Se hallaba envuelta en un lienzo blanco secándose y seduciendo con la silueta impecable de su figura a sus jóvenes y enardecidos admiradores aristócratas.

Era la personificación de la alegría riéndose guturalmente con la cabeza echada hacia atrás. Era la encarnación de lo deseable, con sus orgásmicos ojos verdes semicerrados, la ardiente voz y los felinos andares. Era el símbolo de la libertad espiritual ahora ya totalmente vestida, con los jóvenes pechos sobresaliéndole del escote mientras atravesaba los bosques de su propiedad para dirigirse a una cita sin saber todavía que el Terror ya se estaba cerniendo sobre ella y su familia.

Nueva escena.

La dramática revelación del inminente peligro.

Nueva escena.

La huida nocturna con el conde y los demás en dirección al manicomio del doctor Belhomme.

Nueva escena.

La escasa y transitoria seguridad del manicomio.

Adam Malone se encontraba como clavado en la butaca perdido en sus antiguos ensueños.

Era un modelo de perfección, la diosa femenina que encarnaba toda la feminidad y que, sin embargo, no era más que una intocable imagen de la pantalla, una imagen inasequible e inalcanzable para la estirpe de los simples mortales.

Al aparecer en escena los cabecillas del Terror, Adam Malone parpadeó y recordó dónde estaba y se miró el reloj.

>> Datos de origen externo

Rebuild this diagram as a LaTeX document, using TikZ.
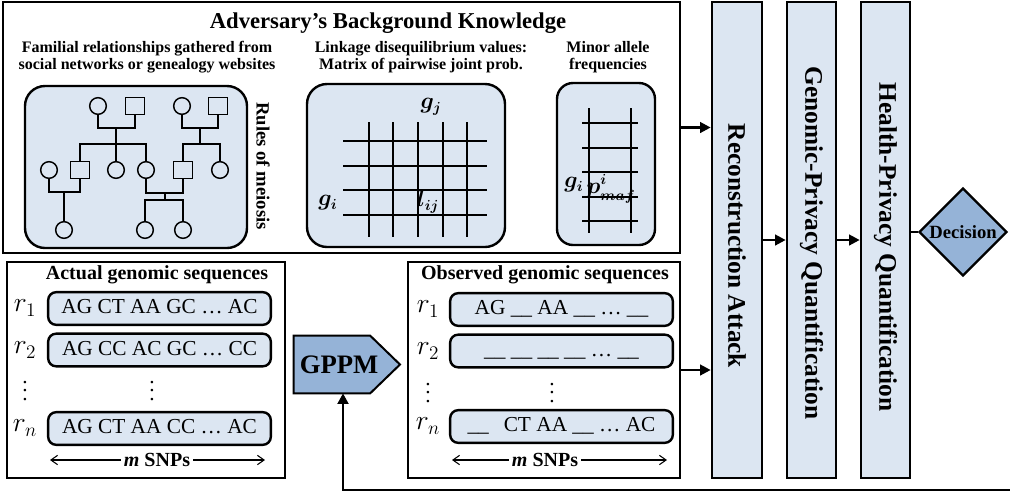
\documentclass[tikz,border=0pt]{standalone}
\usepackage{fontspec}
\usepackage{amsmath}
\usepackage{graphicx}
\setmainfont{Liberation Serif}
\usetikzlibrary{shapes.geometric,arrows.meta,fit}
\definecolor{lightfill}{HTML}{DCE6F2}
\definecolor{midfill}{HTML}{95B3D7}
\tikzset{
  outerbox/.style={draw, line width=2pt, inner sep=0pt},
  panel/.style={draw, line width=1.8pt, fill=lightfill, rounded corners=15pt, inner sep=0pt},
  rowbox/.style={draw, line width=1.8pt, fill=lightfill, rounded corners=6pt, minimum width=167pt, minimum height=24.5pt, inner sep=0pt, text height=11pt, text depth=3pt, font=\fontsize{16}{18}\selectfont},
  stagebox/.style={draw, line width=2pt, fill=lightfill, inner sep=0pt},
  stagetext/.style={rotate=-90, font=\fontsize{19}{22}\selectfont\bfseries},
  heading/.style={font=\fontsize{17}{20}\selectfont\bfseries},
  sublabel/.style={font=\fontsize{12}{13}\selectfont\bfseries, align=center},
  seqtitle/.style={font=\fontsize{15}{17}\selectfont\bfseries},
  rlabel/.style={font=\fontsize{20}{22}\selectfont, inner sep=0pt},
  dotslabel/.style={inner sep=0pt},
  mathlabel/.style={font=\fontsize{16}{18}\selectfont, inner sep=0pt},
  pedline/.style={line width=1.5pt},
  pedc/.style={circle, draw, line width=1.1pt, minimum size=12.5pt, inner sep=0pt, fill=lightfill},
  peds/.style={rectangle, draw, line width=1.1pt, minimum width=14pt, minimum height=13pt, inner sep=0pt, fill=lightfill},
  gridline/.style={line width=2.2pt},
  arr/.style={line width=1.8pt, -{Triangle[length=8pt,width=8pt]}},
  snparr/.style={line width=0.8pt, {Straight Barb[length=5pt,width=7pt]}-{Straight Barb[length=5pt,width=7pt]}},
}
\newcommand{\bigvdots}{\scalebox{1.6}{\normalfont\vbox{\baselineskip4pt\lineskiplimit0pt\hbox{.}\hbox{.}\hbox{.}}}}
\begin{document}
\begin{tikzpicture}[x=0.75pt,y=-0.75pt]
\useasboundingbox (0,0) rectangle (1010,494);

% ---------- background knowledge box ----------
\node[outerbox, fit={(3,2) (680,253)}] (adv) {};
\node[heading] (title) at (388,23) {Adversary’s Background Knowledge};
\node[sublabel] (fam) at (147,57) {Familial relationships gathered from\\social networks or genealogy websites};
\node[sublabel] (ld) at (421,57) {Linkage disequilibrium values:\\Matrix of pairwise joint prob.};
\node[sublabel] (maf) at (608,57) {Minor allele\\frequencies};

% pedigree panel
\node[panel, fit={(25,86) (247,248)}] (pedpanel) {};
\node[rotate=-90, font=\fontsize{14}{16}\selectfont\bfseries] (meiosis) at (263,166) {Rules of meiosis};
\node[pedc] (c1) at (98,106) {};
\node[peds] (s1) at (135,106) {};
\node[pedc] (c2) at (182,106) {};
\node[peds] (s2) at (218,106) {};
\node[pedc] (c3) at (49,170) {};
\node[peds] (s3) at (80,170) {};
\node[pedc] (c4) at (116,170) {};
\node[pedc] (c5) at (146,170) {};
\node[peds] (s4) at (183,170) {};
\node[pedc] (c6) at (220,170) {};
\node[pedc] (c7) at (64,230) {};
\node[pedc] (c8) at (145,230) {};
\node[pedc] (c9) at (183,230) {};
\coordinate (m1) at (116,128);
\coordinate (k1) at (116,144);
\coordinate (m2) at (200,128);
\coordinate (k2) at (200,144);
\coordinate (m3) at (64,192);
\coordinate (m4) at (165,193);
\coordinate (k4) at (165,200);
\draw[pedline] (c1.south) |- (m1) -| (s1.south);
\draw[pedline] (m1) -- (c4.north);
\draw[pedline] (s3.north) |- (k1) -| (c5.north);
\draw[pedline] (c2.south) |- (m2) -| (s2.south);
\draw[pedline] (m2) -- (k2);
\draw[pedline] (s4.north) |- (k2) -| (c6.north);
\draw[pedline] (c3.south) |- (m3) -| (s3.south);
\draw[pedline] (m3) -- (c7.north);
\draw[pedline] (c5.south) |- (m4) -| (s4.south);
\draw[pedline] (m4) -- (k4);
\draw[pedline] (c8.north) |- (k4) -| (c9.north);

% LD matrix panel
\node[panel, fit={(307,84) (505,247)}] (ldpanel) {};
\foreach \x in {369,393,418,443,467} \draw[gridline] (\x,122) -- (\x,237);
\foreach \y in {141,166,190,215} \draw[gridline] (343,\y) -- (487,\y);
\node[mathlabel] (gj) at (431,107) {$\boldsymbol{g_j}$};
\node[mathlabel] (gi) at (328,203) {$\boldsymbol{g_i}$};
\node[mathlabel] (lij) at (428,202) {$\boldsymbol{l_{ij}}$};

% MAF panel
\node[panel, rounded corners=12pt, fit={(557,83) (655,245)}] (mafpanel) {};
\foreach \x in {589,631} \draw[gridline] (\x,108) -- (\x,233);
\foreach \y in {123,148,172,197,221} \draw[gridline] (582,\y) -- (638,\y);
\node[mathlabel] (gi2) at (574,185) {$\boldsymbol{g_i}$};
\node[mathlabel] (pmaf) at (611,189) {$\boldsymbol{p^{i}_{maf}}$};

% ---------- actual sequences ----------
\node[outerbox, fit={(7,262) (285,478)}] (act) {};
\node[seqtitle] (acttitle) at (157,275) {Actual genomic sequences};
\node[rowbox] (a1) at (159.5,308.5) {AG CT AA GC … AC};
\node[rowbox] (a2) at (159.5,350) {AG CC AC GC … CC};
\node[rowbox] (an) at (159.5,428.5) {AG CT AA CC … AC};
\node[rlabel] (ar1) at (25,308) {$r_1$};
\node[rlabel] (ar2) at (25,350) {$r_2$};
\node[rlabel] (arn) at (25,428) {$r_n$};
\node[dotslabel] (ad1) at (25,391) {\bigvdots};
\node[dotslabel] (ad2) at (152,391) {\bigvdots};
\coordinate (al) at (50,460);
\coordinate (ar) at (265,460);
\draw[snparr] (al) -- (ar);
\node[fill=white, inner sep=2pt, font=\fontsize{15}{17}\selectfont\bfseries] (asnp) at (157,460) {\textit{m} SNPs};

% ---------- GPPM ----------
\node[inner sep=0pt, minimum width=57pt, minimum height=42.75pt] (gppm) at (332,364.5) {};
\coordinate (gppmtip) at (400,364.5);
\draw[line width=1.5pt, fill=midfill] (gppm.north west) -- (gppm.north east) -- (gppmtip) -- (gppm.south east) -- (gppm.south west) -- cycle;
\node[font=\fontsize{20}{22}\selectfont\bfseries] (gppmlbl) at (339,364.5) {GPPM};

% ---------- observed sequences ----------
\node[outerbox, fit={(408,262) (680,478)}] (obs) {};
\node[seqtitle] (obstitle) at (545,275) {Observed genomic sequences};
\node[rowbox] (o1) at (561.5,309.5) {AG \_\_ AA \_\_ … \_\_};
\node[rowbox] (o2) at (561.5,351) {\_\_ \_\_ \_\_ \_\_ … \_\_};
\node[rowbox] (on) at (561.5,426.5) {\_\_\hspace{0.7em}CT AA \_\_ … AC};
\node[rlabel] (or1) at (428,309) {$r_1$};
\node[rlabel] (or2) at (428,351) {$r_2$};
\node[rlabel] (orn) at (428,426) {$r_n$};
\node[dotslabel] (od1) at (428,393) {\bigvdots};
\node[dotslabel] (od2) at (552,393) {\bigvdots};
\coordinate (bl) at (452,460);
\coordinate (br) at (667,460);
\draw[snparr] (bl) -- (br);
\node[fill=white, inner sep=2pt, font=\fontsize{15}{17}\selectfont\bfseries] (bsnp) at (545,460) {\textit{m} SNPs};

% ---------- stages ----------
\node[stagebox, fit={(712,2) (762,478)}] (rec) {};
\node[stagetext] (rectxt) at (737,246) {Reconstruction Attack};
\node[stagebox, fit={(787,2) (836,478)}] (gen) {};
\node[stagetext] (gentxt) at (811.5,243) {Genomic-Privacy Quantification};
\node[stagebox, fit={(861,2) (910,478)}] (hea) {};
\node[stagetext] (heatxt) at (885.5,247) {Health-Privacy Quantification};
\node[diamond, aspect=1, draw, line width=1.8pt, fill=midfill, minimum width=66pt, minimum height=66pt, inner sep=0pt, font=\fontsize{14}{16}\selectfont\bfseries] (dec) at (963,232) {Decision};

% ---------- connectors ----------
\draw[arr] (adv.east) -- (adv.east -| rec.west);
\draw[arr] (obs.east) -- (obs.east -| rec.west);
\draw[arr] (rec.east) -- (rec.east -| gen.west);
\draw[arr] (gen.east) -- (gen.east -| hea.west);
\draw[line width=1.8pt] (hea.east |- dec.west) -- (dec.west);
\coordinate (fb) at (1010,490);
\coordinate (fbc) at (343,490);
\draw[arr, line width=2pt] (fb) -- (fbc) -- (fbc |- gppm.south);
\end{tikzpicture}
\end{document}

Llevaba en el cine cincuenta y cinco minutos y sabía que tenía que marcharse inmediatamente para regresar al menos atrayente mundo de la realidad.

El reencuentro constituyó casi un trauma. Se puso las gafas ahumadas y abandonó el local emergiendo a la bulliciosa y soleada calle principal de un lugar de California llamado Arlington.

Procurando librarse de su inexplicable confusión, corrió apresuradamente al aparcamiento en el que el achaparrado cacharro se estaba cociendo al sol.

Subió al vehículo y se esforzó por identificar a la lejana diosa con la verdadera joven a la que finalmente había conseguido poseer hacía dos noches y había vuelto a poseer con más éxito si cabe la noche anterior.

Se inclinó hacia el volante presa de la confusión. La Giséle de la película de esta tarde del lunes y la Sharon de carne y hueso que le había ofrecido su amor físico el sábado y el domingo, no estaban en modo alguno relacionadas entre sí.

Parecía que no pudieran fundirse en un solo ser. Giséle jamás hubiera permitido que la penetrara un don nadie, un sujeto vulgar y corriente como él.

En cambio, Sharon se lo había permitido, le había animado a hacerlo, le había ayudado y había gozado del memorable ayuntamiento casi tanto como él.

Era absurdo. Inesperadamente -cosa igualmente absurda-experimentó una profunda y dolorosa emoción parecida a una pérdida y se sumió en la tristeza. En aquellos momentos lamentó haber ido al cine. No hubiera debido permitirse aquella huida temporal a la fantasía.

Poseía en la vida real algo que cualquier hombre de la tierra le hubiera envidiado y eso hubiera debido bastarle.

Malone suspiró y puso en marcha el vehículo, dio un rodeo por una calleja y se dirigió hacia el lugar en que había prometido recoger a Howard Yost.

Vio la farmacia y se acercó al bordillo justo en el momento en que un arrebolado y jadeante Howard Yost salía del edificio portando una gran bolsa llena de toda clase de paquetes de distintas formas y tamaños.

– Ya estamos -murmuró Yost dejando la bolsa en el elevado asiento posterior del cacharro-. Ahora espera un momento, tengo que traer otra cosa.

Desapareció en el interior de la tienda y salió a los pocos segundos con otra bolsa de mayor tamaño llena, al parecer, de artículos alimenticios.

Con la ayuda de Malone la colocó también en el asiento de atrás.

– Ya está todo -dijo-, podemos irnos.

En el momento en que Yost iba a tomar asiento al lado de Malone, un anciano encorvado, panzudo y calvo, con el rostro arrugado y la mandíbula prominente, enfundado en una chaqueta blanca, salió corriendo de la farmacia llamando a Yost.

– ¡Señor, un momento, señor!

Yost se volvió perplejo y le dijo a Malone:

– Es el viejo propietario de la farmacia. ¿Qué demonios querrá? El propietario de la farmacia se aproximó a Yost casi sin aliento.

Sostenía en la mano un billete y algunas monedas.

– Olvidé darle la vuelta -dijo-. No quería que se fuera sin entregársela.

Yost aceptó el dinero asintiendo satisfecho.